Records with drawing code:
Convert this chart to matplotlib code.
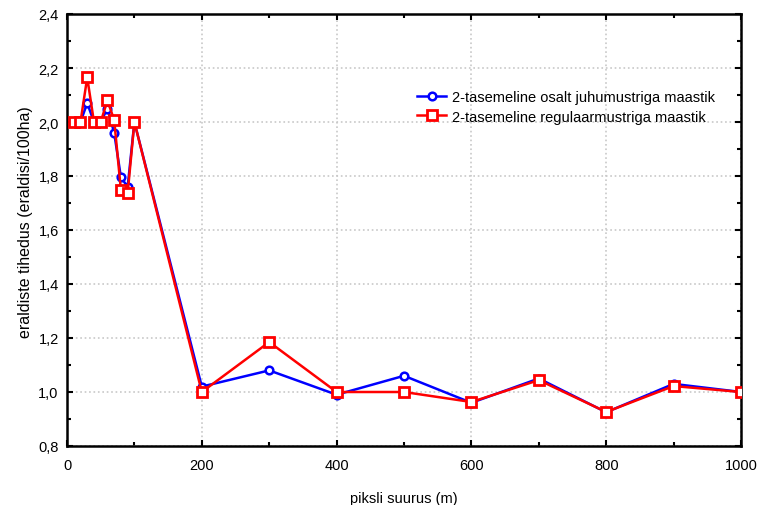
import matplotlib
matplotlib.use("Agg")
import matplotlib.pyplot as plt
from matplotlib.ticker import MultipleLocator, FuncFormatter

x = [10, 20, 30, 40, 50, 60, 70, 80, 90, 100, 200, 300, 400, 500, 600, 700, 800, 900, 1000]
blue = [2.0, 2.0, 2.07, 2.0, 2.0, 2.05, 1.96, 1.795, 1.76, 2.0, 1.02, 1.08, 0.99, 1.06, 0.96, 1.05, 0.925, 1.03, 1.0]
red = [2.0, 2.0, 2.165, 2.0, 2.0, 2.08, 2.007, 1.748, 1.737, 2.0, 1.0, 1.185, 1.0, 1.0, 0.963, 1.044, 0.926, 1.022, 1.0]
blue_label = "2-tasemeline osalt juhumustriga maastik"
red_label = "2-tasemeline regulaarmustriga maastik"
xlabel = "piksli suurus (m)"
ylabel = "eraldiste tihedus (eraldisi/100ha)"

plt.rcParams['font.family'] = ['Liberation Sans', 'DejaVu Sans']

fig = plt.figure(figsize=(7.58, 5.06), dpi=100)
ax = fig.add_axes([67/758, 1-447/506, (741-67)/758, (447-15)/506])

ax.plot(x, blue, color='#0000ff', lw=1.8, marker='o', ms=5.5, mfc='white',
        mec='#0000ff', mew=1.8, label=blue_label, zorder=3)
ax.plot(x, red, color='#ff0000', lw=1.8, marker='s', ms=7, mfc='white',
        mec='#ff0000', mew=2.0, label=red_label, zorder=4)

ax.set_xlim(0, 1000)
ax.set_ylim(0.8, 2.4)
ax.xaxis.set_major_locator(MultipleLocator(200))
ax.xaxis.set_minor_locator(MultipleLocator(100))
ax.yaxis.set_major_locator(MultipleLocator(0.2))
ax.yaxis.set_minor_locator(MultipleLocator(0.1))
ax.yaxis.set_major_formatter(FuncFormatter(lambda v, p: f"{v:.1f}".replace('.', ',')))
ax.tick_params(which='both', direction='in', top=True, right=True, labelsize=10.5,
               width=1.5, color='black')
ax.tick_params(which='major', length=4)
ax.tick_params(which='minor', length=3)
ax.tick_params(axis='x', which='major', pad=9)
ax.tick_params(axis='y', which='major', pad=6)
for s in ax.spines.values():
    s.set_linewidth(1.8)
ax.grid(which='major', color='#c8c8c8', linestyle=':', linewidth=1.2)
ax.set_axisbelow(True)

ax.set_xlabel(xlabel, fontsize=10.5, labelpad=13)
ax.set_ylabel(ylabel, fontsize=11.5, labelpad=4)
ax.yaxis.label.set_y(0.52)

ax.legend(loc='upper left', bbox_to_anchor=(0.5, 0.855), frameon=False, fontsize=10.5,
          handlelength=2.0, handletextpad=0.4, labelspacing=0.4)

fig.savefig("out.png", dpi=100)
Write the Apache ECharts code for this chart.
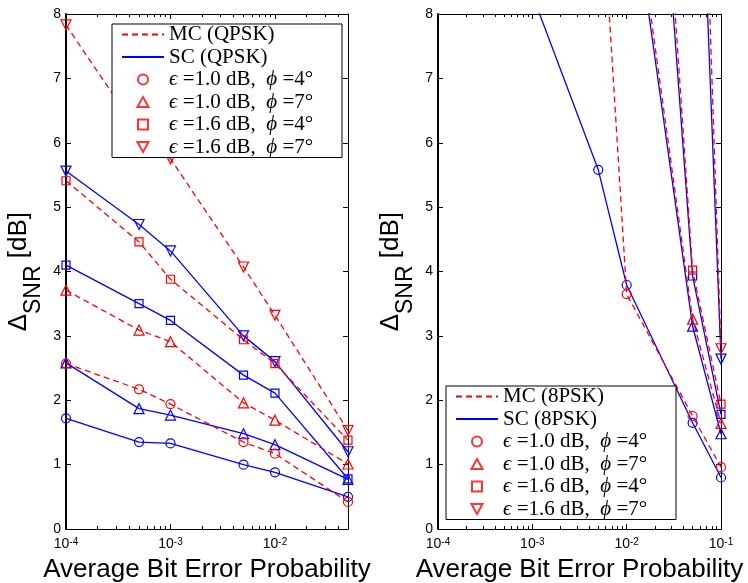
<!DOCTYPE html>
<html>
<head>
<meta charset="utf-8">
<script src="https://cdn.jsdelivr.net/npm/echarts@6/dist/echarts.min.js"></script>
<style>
	html, body { margin: 0; padding: 0; background: #fff; }
	#main { width: 748px; height: 583px; }
</style>
</head>
<body>
<div id="main"></div>
<script>
// 左图 QPSK：横坐标（误码率）
const xQpsk = [1e-4, 5e-4, 1e-3, 5e-3, 1e-2, 5e-2];
// MC 曲线（红色虚线）
const mcQpsk10d4 = [2.57, 2.17, 1.94, 1.35, 1.17, 0.42];
const mcQpsk10d7 = [3.71, 3.09, 2.91, 1.96, 1.69, 1.01];
const mcQpsk16d4 = [5.41, 4.46, 3.88, 2.94, 2.57, 1.38];
const mcQpsk16d7 = [7.83, 6.15, 5.75, 4.07, 3.32, 1.53];
// SC 曲线（蓝色实线）
const scQpsk10d4 = [1.72, 1.35, 1.33, 1.00, 0.88, 0.50];
const scQpsk10d7 = [2.58, 1.87, 1.77, 1.48, 1.31, 0.77];
const scQpsk16d4 = [4.10, 3.50, 3.24, 2.39, 2.11, 0.78];
const scQpsk16d7 = [5.56, 4.73, 4.32, 3.00, 2.60, 1.20];

// 右图 8PSK：横坐标，null 表示没有该点（大于 8 的点在图外）
const x8psk = [1e-3, 5e-3, 1e-2, 5e-2, 1e-1];
const mc8psk10d4 = [null, 10.75, 3.65, 1.755, 0.96];
const mc8psk10d7 = [null, null, 10.7, 3.26, 1.64];
const mc8psk16d4 = [null, null, 19.1, 4.02, 1.94];
const mc8psk16d7 = [null, null, null, 16.0, 2.80];
const sc8psk10d4 = [8.3, 5.58, 3.79, 1.65, 0.80];
const sc8psk10d7 = [null, null, 10.45, 3.15, 1.48];
const sc8psk16d4 = [null, null, 17.8, 3.93, 1.78];
const sc8psk16d7 = [null, null, null, 14.0, 2.64];

// 坐标轴刻度
const yTicks = [0, 1, 2, 3, 4, 5, 6, 7, 8];
const xRangeQpsk = [1e-4, 5e-2];
const xRange8psk = [1e-4, 1e-1];
const xMajor = [1e-4, 1e-3, 1e-2, 1e-1];
const xMinorMul = [2, 3, 4, 5, 6, 7, 8, 9];

// 图例文字
const markerNames = ['e10p4', 'e10p7', 'e16p4', 'e16p7'];
const markerTexts = {
	e10p4: ['1.0', '4'],
	e10p7: ['1.0', '7'],
	e16p4: ['1.6', '4'],
	e16p7: ['1.6', '7'],
};

const RED = '#ff0000',
	BLUE = '#0000ff';
const symbols = {
	e10p4: 'circle',
	e10p7: 'path://M5,0L10,9L0,9Z',
	e16p4: 'path://M0,0L10,0L10,10L0,10Z',
	e16p7: 'path://M0,0L10,0L5,9Z',
};
const symbolSizes = { e10p4: 9, e10p7: 10, e16p4: 8, e16p7: 10 };

const chart = echarts.init(document.getElementById('main'));

// 对数轴的次刻度 2..9
function minorTicks(range) {
	const out = [];
	for (let e = -4; e <= -1; e++) {
		xMinorMul.forEach(function(m) {
			const v = m * Math.pow(10, e - 1);
			if (v > range[0] * 1.0001 && v < range[1] * 0.9999) out.push(v);
		});
	}
	return out;
}

function pairs(xs, ys) {
	const out = [];
	for (let i = 0; i < xs.length; i++) {
		if (ys[i] !== null) out.push([xs[i], ys[i]]);
	}
	return out;
}

// 一个子图的 x 轴（上下 主/次 刻度）
function buildXAxes(g, range, majors) {
	const base = {
		gridIndex: g,
		type: 'log',
		logBase: 10,
		min: range[0],
		max: range[1],
		splitLine: { show: false },
		axisLine: { show: false },
		axisLabel: { show: false },
	};
	const majorIn = majors.filter(function(v) { return v >= range[0] && v <= range[1]; });
	const minors = minorTicks(range);
	return [
		Object.assign({}, base, {
			position: 'bottom',
			axisLine: { show: true, lineStyle: { color: '#000', width: 1 } },
			axisTick: { show: true, inside: true, length: 5, customValues: majorIn, lineStyle: { color: '#000' } },
			axisLabel: {
				show: true,
				customValues: majorIn,
				margin: 8,
				formatter: function(v) {
					return '{b|10}{s|' + Math.round(Math.log10(v)) + '}';
				},
				rich: {
					b: { fontFamily: 'Liberation Sans', fontSize: 14, color: '#000', lineHeight: 14, verticalAlign: 'bottom' },
					s: { fontFamily: 'Liberation Sans', fontSize: 10, color: '#000', lineHeight: 10, verticalAlign: 'top' },
				},
			},
			name: 'Average Bit Error Probability',
			nameLocation: 'middle',
			nameGap: 28,
			nameTextStyle: { fontFamily: 'Liberation Sans', fontSize: 26, color: '#000' },
		}),
		Object.assign({}, base, {
			position: 'bottom',
			axisTick: { show: true, inside: true, length: 3, customValues: minors, lineStyle: { color: '#000' } },
		}),
		Object.assign({}, base, {
			position: 'top',
			axisLine: { show: true, lineStyle: { color: '#000', width: 1 } },
			axisTick: { show: true, inside: true, length: 5, customValues: majorIn, lineStyle: { color: '#000' } },
		}),
		Object.assign({}, base, {
			position: 'top',
			axisTick: { show: true, inside: true, length: 3, customValues: minors, lineStyle: { color: '#000' } },
		}),
	];
}

// 一个子图的 y 轴（左边带标签，右边只有刻度）
function buildYAxes(g) {
	return [{
		gridIndex: g,
		type: 'value',
		position: 'left',
		min: 0,
		max: 8,
		interval: 1,
		splitLine: { show: false },
		axisLine: { show: true, lineStyle: { color: '#000', width: 2 } },
		axisTick: { show: true, inside: true, length: 5, lineStyle: { color: '#000' } },
		axisLabel: {
			margin: 5,
			fontFamily: 'Liberation Sans',
			fontSize: 14,
			color: '#000',
			formatter: function(v) { return yTicks.indexOf(v) >= 0 ? String(v) : ''; },
		},
		name: '{d|Δ}{s|SNR}{d| [dB]}{h| }',
		nameLocation: 'middle',
		nameRotate: 90,
		nameGap: 21,
		nameTextStyle: {
			rich: {
				d: { fontFamily: 'Liberation Sans', fontSize: 26, color: '#000', lineHeight: 27, verticalAlign: 'top' },
				s: { fontFamily: 'Liberation Sans', fontSize: 23, color: '#000', lineHeight: 23, verticalAlign: 'bottom' },
				h: { fontSize: 1, lineHeight: 39 },
			},
		},
	}, {
		gridIndex: g,
		type: 'value',
		position: 'right',
		min: 0,
		max: 8,
		interval: 1,
		splitLine: { show: false },
		axisLine: { show: true, lineStyle: { color: '#000', width: 1 } },
		axisTick: { show: true, inside: true, length: 5, lineStyle: { color: '#000' } },
		axisLabel: { show: false },
	}];
}

// 一条曲线
function curve(g, key, xs, ys, mc) {
	const color = mc ? RED : BLUE;
	return {
		name: (mc ? 'mc' : 'sc') + g + key,
		type: 'line',
		xAxisIndex: g * 4,
		yAxisIndex: g * 2,
		data: pairs(xs, ys),
		symbol: symbols[key],
		symbolSize: symbolSizes[key],
		showAllSymbol: true,
		clip: true,
		lineStyle: { color: color, width: 1.3, type: mc ? [6, 4] : 'solid' },
		itemStyle: { color: 'rgba(0,0,0,0)', borderColor: color, borderWidth: 1.2 },
		emphasis: { disabled: true },
		z: mc ? 3 : 2,
	};
}

// 图例用的空系列
function legendSeries() {
	const list = [
		{ name: 'MC (QPSK)', color: RED, dash: true },
		{ name: 'SC (QPSK)', color: BLUE, dash: false },
		{ name: 'MC (8PSK)', color: RED, dash: true },
		{ name: 'SC (8PSK)', color: BLUE, dash: false },
	].map(function(d) {
		return {
			name: d.name,
			type: 'line',
			xAxisIndex: 0,
			yAxisIndex: 0,
			data: [],
			symbol: 'none',
			lineStyle: { color: d.color, width: 1.3, type: d.dash ? [6, 4] : 'solid' },
			itemStyle: { color: d.color },
		};
	});
	markerNames.forEach(function(key) {
		list.push({
			name: key,
			type: 'scatter',
			xAxisIndex: 0,
			yAxisIndex: 0,
			data: [],
			symbol: symbols[key],
			symbolSize: symbolSizes[key],
			itemStyle: { color: 'rgba(0,0,0,0)', borderColor: RED, borderWidth: 1.2 },
		});
	});
	return list;
}

function legendText(name) {
	const t = markerTexts[name];
	if (!t) return name;
	return '{i|ϵ} =' + t[0] + ' dB,  {i|ϕ} =' + t[1] + '°';
}

function buildLegend(left, top, tag) {
	return {
		orient: 'vertical',
		left: left,
		top: top,
		data: [
			{ name: 'MC (' + tag + ')', itemStyle: { opacity: 0 } },
			{ name: 'SC (' + tag + ')', itemStyle: { opacity: 0 } },
		].concat(markerNames),
		itemWidth: 42,
		itemHeight: 10,
		itemGap: 1.5,
		padding: [0, 8, 0, 9],
		borderColor: '#000',
		borderWidth: 1,
		backgroundColor: '#fff',
		selectedMode: false,
		formatter: legendText,
		textStyle: {
			fontFamily: 'Liberation Serif',
			fontSize: 21,
			color: '#000',
			lineHeight: 18.5,
			width: 165,
			rich: {
				i: { fontFamily: 'Liberation Serif', fontStyle: 'italic', fontSize: 21, lineHeight: 18.5, color: '#000' },
			},
		},
	};
}

const series = [];
const qpsk = { e10p4: [mcQpsk10d4, scQpsk10d4], e10p7: [mcQpsk10d7, scQpsk10d7], e16p4: [mcQpsk16d4, scQpsk16d4], e16p7: [mcQpsk16d7, scQpsk16d7] };
const psk8 = { e10p4: [mc8psk10d4, sc8psk10d4], e10p7: [mc8psk10d7, sc8psk10d7], e16p4: [mc8psk16d4, sc8psk16d4], e16p7: [mc8psk16d7, sc8psk16d7] };
markerNames.forEach(function(key) {
	series.push(curve(0, key, xQpsk, qpsk[key][1], false));
	series.push(curve(0, key, xQpsk, qpsk[key][0], true));
	series.push(curve(1, key, x8psk, psk8[key][1], false));
	series.push(curve(1, key, x8psk, psk8[key][0], true));
});

const option = {
	animation: false,
	backgroundColor: '#fff',
	grid: [
		{ left: 66, top: 14, width: 282, height: 515, containLabel: false, outerBoundsMode: 'none' },
		{ left: 438, top: 14, width: 283, height: 515, containLabel: false, outerBoundsMode: 'none' },
	],
	xAxis: buildXAxes(0, xRangeQpsk, xMajor).concat(buildXAxes(1, xRange8psk, xMajor)),
	yAxis: buildYAxes(0).concat(buildYAxes(1)),
	legend: [buildLegend(112, 24, 'QPSK'), buildLegend(446, 386, '8PSK')],
	series: series.concat(legendSeries()),
};

chart.setOption(option);
</script>
</body>
</html>
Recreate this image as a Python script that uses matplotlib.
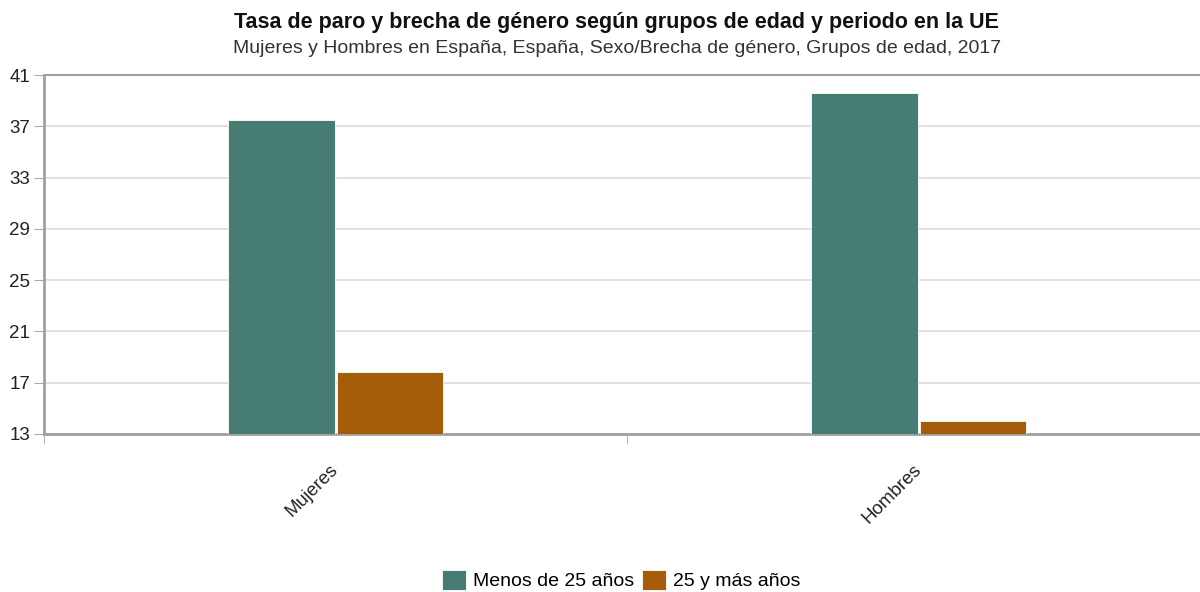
import numpy as np
import matplotlib.pyplot as plt

plt.rcParams['font.family'] = ['Liberation Sans', 'DejaVu Sans']

categorias = ['Mujeres', 'Hombres']
series = ['Menos de 25 años', '25 y más años']
menos_25 = [37.5, 39.6]
mas_25 = [17.8, 14.0]
colores = ['#477c73', '#a65d0a']

fig = plt.figure(figsize=(12, 5.92), dpi=100)
ax = fig.add_axes([0.0367, 0.2669, 0.9717, 0.6064])

x = np.arange(len(categorias))
w = 0.182
ax.bar(x - w / 2 - 0.0017, menos_25, w, color=colores[0], label=series[0],
       edgecolor='white', linewidth=0.6, zorder=3)
ax.bar(x + w / 2 + 0.0017, mas_25, w, color=colores[1], label=series[1],
       edgecolor='white', linewidth=0.6, zorder=3)

ax.set_ylim(13, 41)
ax.set_xlim(-0.5, 1.5)
ax.set_yticks(np.arange(13, 42, 4))
ax.yaxis.grid(True, color='#dcdcdc', linewidth=1.2, zorder=0)
ax.tick_params(axis='y', length=7, color='#aaaaaa', labelsize=13.5, labelcolor='#222222', pad=3)

ax.set_xticks(x)
ax.set_xticklabels(categorias, rotation=45, ha='right', va='center', rotation_mode='anchor',
                   fontsize=13.5, color='#222222')
ax.tick_params(axis='x', which='major', length=0, pad=24)
ax.set_xticks([-0.5, 0.5, 1.5], minor=True)
ax.tick_params(axis='x', which='minor', length=7, color='#aaaaaa')

for s in ['left', 'bottom']:
    ax.spines[s].set_color('#a0a0a0')
    ax.spines[s].set_linewidth(2)
ax.spines['top'].set_color('#a0a0a0')
ax.spines['top'].set_linewidth(1.5)
ax.spines['right'].set_visible(False)

fig.text(0.514, 0.962, 'Tasa de paro y brecha de género según grupos de edad y periodo en la UE',
         ha='center', va='center', fontsize=15.5, fontweight='bold', color='#111111')
fig.text(0.514, 0.918, 'Mujeres y Hombres en España, España, Sexo/Brecha de género, Grupos de edad, 2017',
         ha='center', va='center', fontsize=14, color='#333333')

fig.legend(loc='center', bbox_to_anchor=(0.518, 0.02), ncol=2, frameon=False, fontsize=14,
           handlelength=1.2, handleheight=1.2, handletextpad=0.4, columnspacing=0.4)

fig.savefig('out.png', dpi=100)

THE REQUEST: Leave out the pictures, then repeat the listing above exactly from its first line to the line with "mec='#ff0000', mew=2.0, label=red_label, zorder=4)", inclusive.

ANSWER TO THIS PROBLEM:
Convert this chart to matplotlib code.
import matplotlib
matplotlib.use("Agg")
import matplotlib.pyplot as plt
from matplotlib.ticker import MultipleLocator, FuncFormatter

x = [10, 20, 30, 40, 50, 60, 70, 80, 90, 100, 200, 300, 400, 500, 600, 700, 800, 900, 1000]
blue = [2.0, 2.0, 2.07, 2.0, 2.0, 2.05, 1.96, 1.795, 1.76, 2.0, 1.02, 1.08, 0.99, 1.06, 0.96, 1.05, 0.925, 1.03, 1.0]
red = [2.0, 2.0, 2.165, 2.0, 2.0, 2.08, 2.007, 1.748, 1.737, 2.0, 1.0, 1.185, 1.0, 1.0, 0.963, 1.044, 0.926, 1.022, 1.0]
blue_label = "2-tasemeline osalt juhumustriga maastik"
red_label = "2-tasemeline regulaarmustriga maastik"
xlabel = "piksli suurus (m)"
ylabel = "eraldiste tihedus (eraldisi/100ha)"

plt.rcParams['font.family'] = ['Liberation Sans', 'DejaVu Sans']

fig = plt.figure(figsize=(7.58, 5.06), dpi=100)
ax = fig.add_axes([67/758, 1-447/506, (741-67)/758, (447-15)/506])

ax.plot(x, blue, color='#0000ff', lw=1.8, marker='o', ms=5.5, mfc='white',
        mec='#0000ff', mew=1.8, label=blue_label, zorder=3)
ax.plot(x, red, color='#ff0000', lw=1.8, marker='s', ms=7, mfc='white',
        mec='#ff0000', mew=2.0, label=red_label, zorder=4)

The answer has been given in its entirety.